Escapes

Q:

What Are the 10 Best Road-Trip Albums?

I’m planning a cross-country road trip this fall. Any suggestions for good driving music?

The open road.     Photo: Morgan Lane Photography/Shutterstock

A:When you’re on the road, there are times when Pandora or satellite radio just doesn’t quite capture the mood or scenery of the moment. That’s when it’s time to turn to one of these classic records. Besides just being great music, these really work as albums: each sets a distinct tone from beginning to end, perfectly suited for long trips behind the wheel.

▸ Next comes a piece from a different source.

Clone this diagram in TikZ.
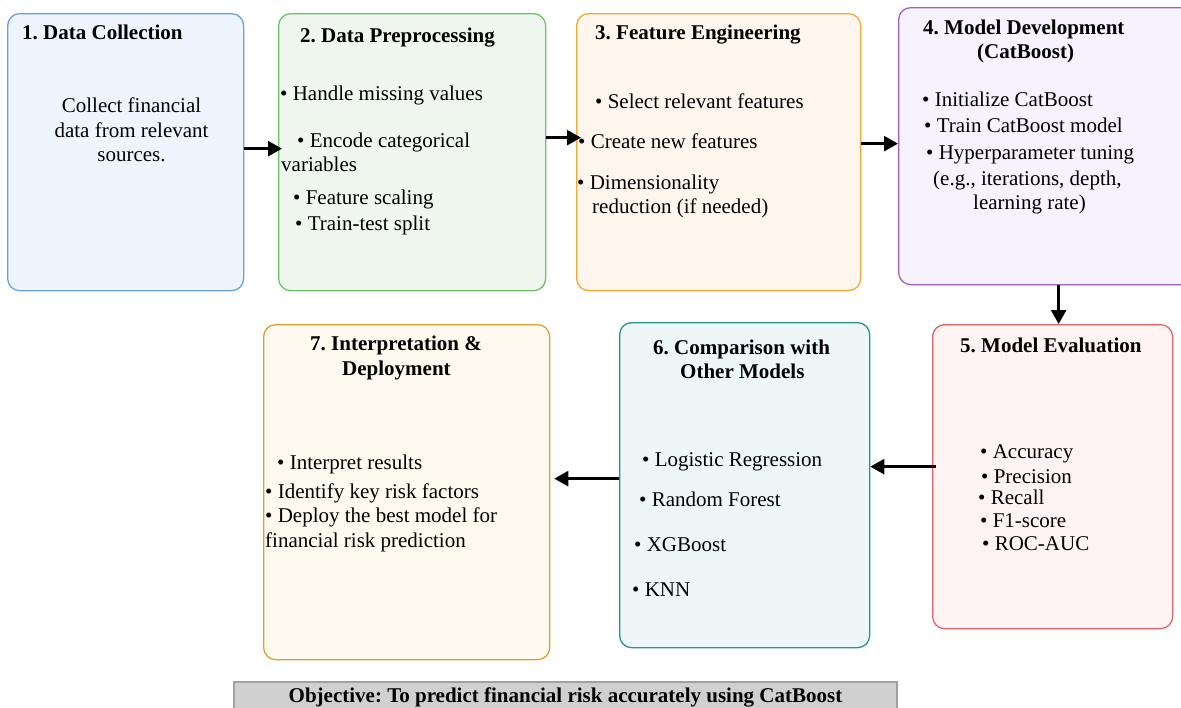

  1. Lucinda Williams, Car Wheels on a Gravel Road
    With her songs of heartache, pain, loss, departure, longing, and anger Lucinda Williams could make Roy Orbison seem upbeat. The singer’s appropriately gravelly voice makes you feel like you’re riding shotgun with her on empty dirt roads as she tells her stories.
    Best Listening Location: Any county road in the South, especially Louisiana or Texas.
  2. Green Day, American Idiot
    Profane and profound, the pop-punk torch-holders paint a depressing portrait of modern, sterile America through the eyes of Jesus of Suburbia in their rock opera American Idiot.
    Best Listening Location: New Jersey Turnpike.
  3. R.E.M., Automatic For the People
    There isn’t a weak point on the haunting, downbeat Automatic for the People. Starting with the first track, “Drive,” Michael Stipe expresses some (usually) depressing but compelling feeling in every song. Best played at night or in the rain.
    Best Listening Location: A dramatic, winding road, like the Pacific Coast Highway.
  4. Bruce Springsteen, Nebraska
    Leaning heavily on the folk masters who influenced him, the Boss tells a short story in almost every song on Nebraska, paying tribute to small town life, cars, and the highway.
    Best Listening Location: I-80 on the long, drab stretch of cornfields between Lincoln and North Platte.
  5. Johnny Cash, At Folsom Prison
    This album captures Johnny Cash near his prime, singing stories of loss, crime, and punishment, including the classic “Folsom Prison Blues,” in front of the inmates of Folsom State Prison in California. No album makes you feel better about being free and on the open road than this one.
    Best Listening Location: Following the old Route 66 through the dusty byways of Arizona and New Mexico.
  6. The Beatles, The Beatles
    The White Album, recorded as the Beatles were beginning to drift apart, is like a soap opera playing out for you through the course of a double album. Lennon and McCartney (and, to a lesser degree, Harrison) collaborated less than they did for previous works, and recorded many of the songs individually. You can feel the band bouncing in haphazard directions with each track.
    Best Listening Location: The traffic-filled freeways of Southern California, or any other place where you’re craving variety.
  7. The Clash, London Calling
    You won’t want to skip a single song on this two-disc album. The Clash folds hard rock, jazz, reggae, ska and other styles into a punk core that plays like a sampler platter of 20th-century popular music. Start listening—even along the most boring stretch of pavement—and the next thing you know, an hour and a half will have passed.
    Best Listening Location: The Pennsylvania Turnpike.
  8. Eric Clapton, Unplugged
    Clapton returns to his bluesy roots in Unplugged, definitely one of the great guitar albums of all time. If screaming electric guitars make for windows-down city listening, this acoustic collection plays especially well when surrounded by nature.
    Best Listening Location: Driving through Independence Pass between Leadville and Aspen, Colorado.
  9. Zac Brown Band, The Foundation
    This album keeps finding its way onto my playlist. Zac Brown combines reggae, Jimmy Buffett, rock, and bluegrass with the sounds of traditional country music to create an immensely fun song collection.
    Best Listening Location: The Blue Ridge Parkway in Virginia, Tennessee, and North Carolina.
  10. Stevie Wonder, Songs in the Key of Life
    What’s a road trip collection without some Motown? Songs in the Key of Life is sort of like Stevie Wonder’s autobiography in music, as rich, deep and varied as the songwriter’s life itself.
    Best Listening Location: Anywhere there's pavement.